Quant aux Congrès, nos règles sont identiques, que ce soit pour les congrès internationaux, nationaux, ou pour les congrès d'associations.
Les constitutions, codes, etc., que nous cataloguons (quand il s'agit des textes eux-mêmes, et non de commentaires ou d'études sur les textes) sous la vedette de l'État considéré, sont traités différemment selon qu'il s'agit de grandes ou de petites bibliothèques. D'une façon générale, les règles pour les petites bibliothèques recommandent plus souvent le catalogage au premier mot du titre. De même, il est admis que l'on ne ramène pas obligatoirement au dernier nom les fiches d'une institution donnée; les différentes publications sont alors cataloguées sous les titres successifs de l'institution, en faisant évidemment toutes les fiches d'orientation nécessaires.

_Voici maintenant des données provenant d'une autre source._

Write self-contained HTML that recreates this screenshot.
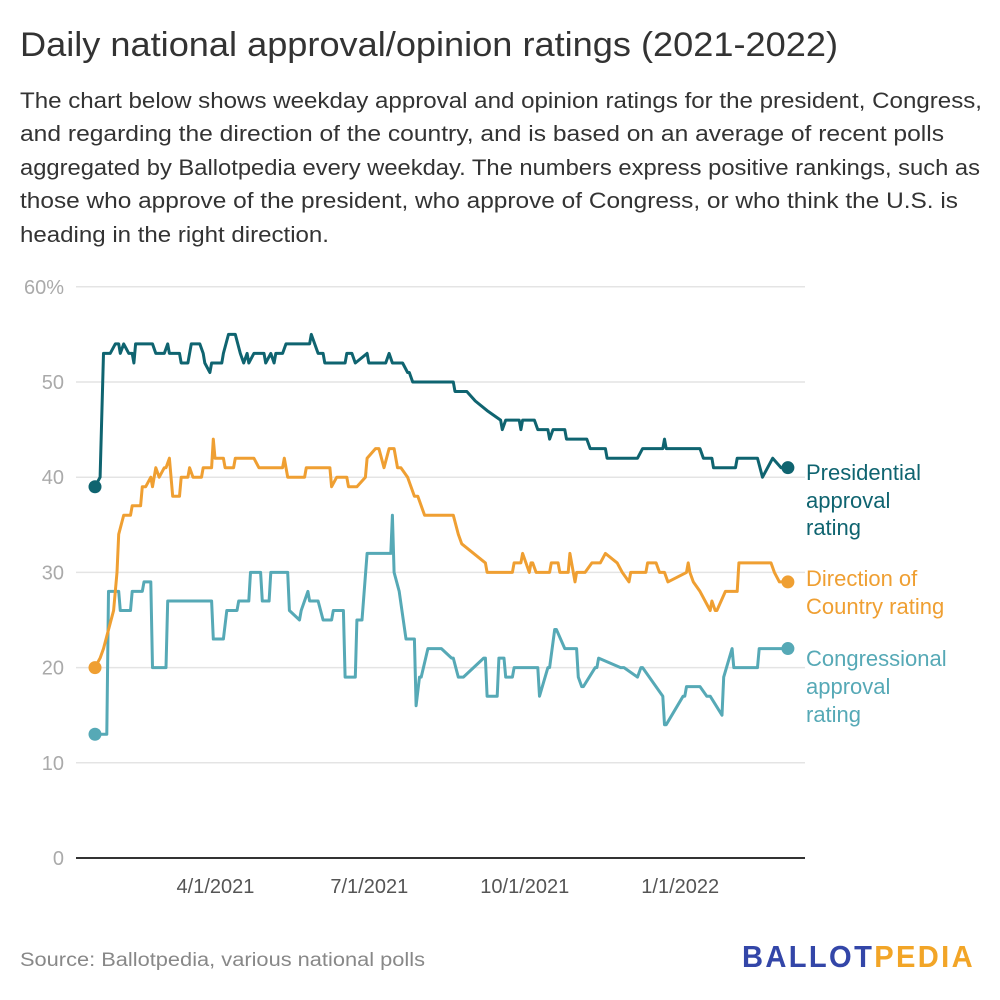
<!DOCTYPE html>
<html><head><meta charset="utf-8"><style>
html,body{margin:0;padding:0;background:#fff;}
svg{display:block;font-family:"Liberation Sans",Arial,sans-serif;}
</style></head><body>
<svg id="chart" width="1000" height="1000" viewBox="0 0 1000 1000">
<text x="20" y="56" font-size="34" fill="#333" textLength="818" lengthAdjust="spacingAndGlyphs">Daily national approval/opinion ratings (2021-2022)</text>
<g font-size="22" fill="#333">
<text x="20" y="108" textLength="962" lengthAdjust="spacingAndGlyphs">The chart below shows weekday approval and opinion ratings for the president, Congress,</text>
<text x="20" y="141" textLength="924" lengthAdjust="spacingAndGlyphs">and regarding the direction of the country, and is based on an average of recent polls</text>
<text x="20" y="175" textLength="960" lengthAdjust="spacingAndGlyphs">aggregated by Ballotpedia every weekday. The numbers express positive rankings, such as</text>
<text x="20" y="208" textLength="938" lengthAdjust="spacingAndGlyphs">those who approve of the president, who approve of Congress, or who think the U.S. is</text>
<text x="20" y="242" textLength="309" lengthAdjust="spacingAndGlyphs">heading in the right direction.</text>
</g>
<g id="grid"></g>
<g id="yticks" font-size="20" fill="#aaa" text-anchor="end"></g>
<g id="xticks" font-size="20" fill="#555" text-anchor="middle"></g>
<line x1="76" x2="805" y1="858" y2="858" stroke="#333" stroke-width="2"/>
<g id="series"></g>
<g font-size="22">
<text x="806" fill="#0f6470"><tspan x="806" y="480">Presidential</tspan><tspan x="806" y="508">approval</tspan><tspan x="806" y="535">rating</tspan></text>
<text x="806" fill="#ef9f32"><tspan x="806" y="586">Direction of</tspan><tspan x="806" y="614">Country rating</tspan></text>
<text x="806" fill="#56a9b6"><tspan x="806" y="666">Congressional</tspan><tspan x="806" y="694">approval</tspan><tspan x="806" y="722">rating</tspan></text>
</g>
<text x="20" y="966" font-size="19" fill="#888" textLength="405" lengthAdjust="spacingAndGlyphs">Source: Ballotpedia, various national polls</text>
<text x="742" y="967" font-size="31" font-weight="bold" letter-spacing="2.5" textLength="233" lengthAdjust="spacingAndGlyphs"><tspan fill="#3346a8">BALLOT</tspan><tspan fill="#f2a527">PEDIA</tspan></text>
</svg>
<script>
// days since Jan 20, 2021
const yTicks = [0,10,20,30,40,50,60];
const yTickLabels = ["0","10","20","30","40","50","60%"];
const xTickDays = [71,162,254,346];
const xTickLabels = ["4/1/2021","7/1/2021","10/1/2021","1/1/2022"];

const presDays = [0,3,5,9,12,14,15,17,20,22,23,24,27,34,36,41,43,44,50,51,55,56,57,62,64,65,68,69,75,76,79,83,86,88,90,91,94,100,101,104,106,107,111,113,127,128,132,135,136,148,149,152,154,161,162,172,174,176,182,185,186,188,191,212,213,220,225,232,240,241,243,251,252,253,260,262,268,269,271,278,279,291,293,302,303,321,324,336,337,338,358,360,365,366,371,379,380,392,395,401,406,410];
const presVals = [39,40,53,53,54,54,53,54,53,53,52,54,54,54,53,53,54,53,53,52,52,53,54,54,53,52,51,52,52,53,55,55,53,52,53,52,53,53,52,53,52,53,53,54,54,55,53,53,52,52,53,53,52,53,52,52,53,52,52,51,51,50,50,50,49,49,48,47,46,45,46,46,45,46,46,45,45,44,45,45,44,44,43,43,42,42,43,43,44,43,43,42,42,41,41,41,42,42,40,42,41,41];

const dirDays = [0,3,5,11,13,14,17,21,22,27,28,30,33,34,36,38,41,42,44,46,50,51,55,56,58,63,64,69,70,71,76,77,82,83,94,97,111,112,114,124,125,139,140,143,149,150,155,160,161,166,168,171,174,177,179,181,185,189,191,193,195,198,212,215,217,231,232,247,248,252,253,257,258,259,261,261,262,269,270,274,275,280,281,284,285,290,294,299,302,309,312,316,317,326,327,332,334,337,339,350,351,352,354,358,364,365,367,368,373,374,380,381,400,402,405,408,410];
const dirVals = [20,21,22,26,30,34,36,36,37,37,39,39,40,39,41,40,41,41,42,38,38,40,40,41,40,40,41,41,44,42,42,41,41,42,42,41,41,42,40,40,41,41,39,40,40,39,39,40,42,43,43,41,43,43,41,41,40,38,38,37,36,36,36,34,33,31,30,30,31,31,32,30,31,31,30,30,30,30,31,31,30,30,32,29,30,30,31,31,32,31,30,29,30,30,31,31,30,30,29,30,31,30,29,28,26,27,26,26,28,28,28,31,31,30,29,29,29];

const conDays = [0,7,8,14,15,21,22,28,29,33,34,42,43,69,70,76,78,84,85,91,92,98,99,103,104,114,115,121,122,126,127,132,135,140,141,147,148,154,155,158,161,175,176,176,177,180,184,189,190,192,193,197,198,205,211,212,215,218,230,231,232,238,239,242,243,247,248,262,263,268,269,272,273,278,279,285,286,288,289,296,297,298,311,313,321,323,324,336,337,338,348,349,350,351,358,362,364,371,372,377,378,392,393,403,404,405,406,407,409,410];
const conVals = [13,13,28,28,26,26,28,28,29,29,20,20,27,27,23,23,26,26,27,27,30,30,27,27,30,30,26,25,26,28,27,27,25,25,26,26,19,19,25,25,32,32,36,36,30,28,23,23,16,19,19,22,22,22,21,21,19,19,21,21,17,17,21,21,19,19,20,20,17,20,20,24,24,22,22,22,19,18,18,20,20,21,20,20,19,20,20,17,14,14,17,17,18,18,18,17,17,15,19,22,20,20,22,22,22,22,22,22,22,22];

const X0 = 95, PX_PER_DAY = 1.69, Y0 = 858, PX_PER_UNIT = 9.52;
function xScale(d){ return X0 + d * PX_PER_DAY; }
function yScale(v){ return Y0 - v * PX_PER_UNIT; }
const NS = "http://www.w3.org/2000/svg";
const grid = document.getElementById('grid');
const yt = document.getElementById('yticks');
yTicks.forEach((t,i)=>{
  if (t > 0) {
    const l = document.createElementNS(NS,'line');
    l.setAttribute('x1',76); l.setAttribute('x2',805);
    l.setAttribute('y1',yScale(t)); l.setAttribute('y2',yScale(t));
    l.setAttribute('stroke','#e4e4e4'); l.setAttribute('stroke-width','1.5');
    
    
    grid.appendChild(l);
  }
  const tx = document.createElementNS(NS,'text');
  tx.setAttribute('x',64); tx.setAttribute('y',yScale(t)+7);
  tx.textContent = yTickLabels[i];
  
  
  yt.appendChild(tx);
});
const xt = document.getElementById('xticks');
xTickDays.forEach((d,i)=>{
  const tx = document.createElementNS(NS,'text');
  tx.setAttribute('x',xScale(d)+0.5); tx.setAttribute('y',893);
  tx.textContent = xTickLabels[i];
  
  
  xt.appendChild(tx);
});
const sg = document.getElementById('series');
function drawSeries(days, vals, color, name){
  const p = document.createElementNS(NS,'polyline');
  p.setAttribute('points', days.map((d,i)=>xScale(d).toFixed(1)+','+yScale(vals[i]).toFixed(1)).join(' '));
  p.setAttribute('fill','none'); p.setAttribute('stroke',color);
  p.setAttribute('stroke-width','3'); p.setAttribute('stroke-linejoin','round');
  
  
  sg.appendChild(p);
  [0, days.length-1].forEach(i=>{
    const c = document.createElementNS(NS,'circle');
    c.setAttribute('cx',xScale(days[i])); c.setAttribute('cy',yScale(vals[i]));
    c.setAttribute('r',6.5); c.setAttribute('fill',color);
    
    
    sg.appendChild(c);
  });
}
drawSeries(conDays, conVals, '#56a9b6', 'congressional');
drawSeries(dirDays, dirVals, '#ef9f32', 'direction');
drawSeries(presDays, presVals, '#0f6470', 'presidential');
</script>
</body></html>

En conclusion, plusieurs remarques s'imposent : tout d'abord, les bibliothècaires soviétiques ont un code bien à eux, qui ne se contente pas, comme il semblait de règle dans d'autres pays, de démarquer le code de l'American library association, en usage dans tout le continent américain. Ce code ne cherche pas - et c'est, à notre avis, une faiblesse - à dégager des principes de base dont les applications se déduisent ensuite selon les différents cas; sa logique est parfois déconcertante pour un esprit français. Il prévoit, très sagement, des règles plus simples et plus souples pour les petites bibliothèques, dont les catalogues n'ont pas à avoir de prétentions scientifiques. Mais dans ses grandes lignes, il rejoint largement notre propre code de catalogage. Il y a là un heureux symptôme. En effet, dans la recherche qui se fait actuellement sur le plan international de principes pouvant être admis par tous, ce qu'il faut essayer de dégager, ce sont les points d'accord. Il est consolant de constater que deux pays comme l'U.R.S.S. et la France, sans s'être le moins du monde concertés, en arrivent cependant à des solutions très proches, dont la plupart relèvent du simple bon sens.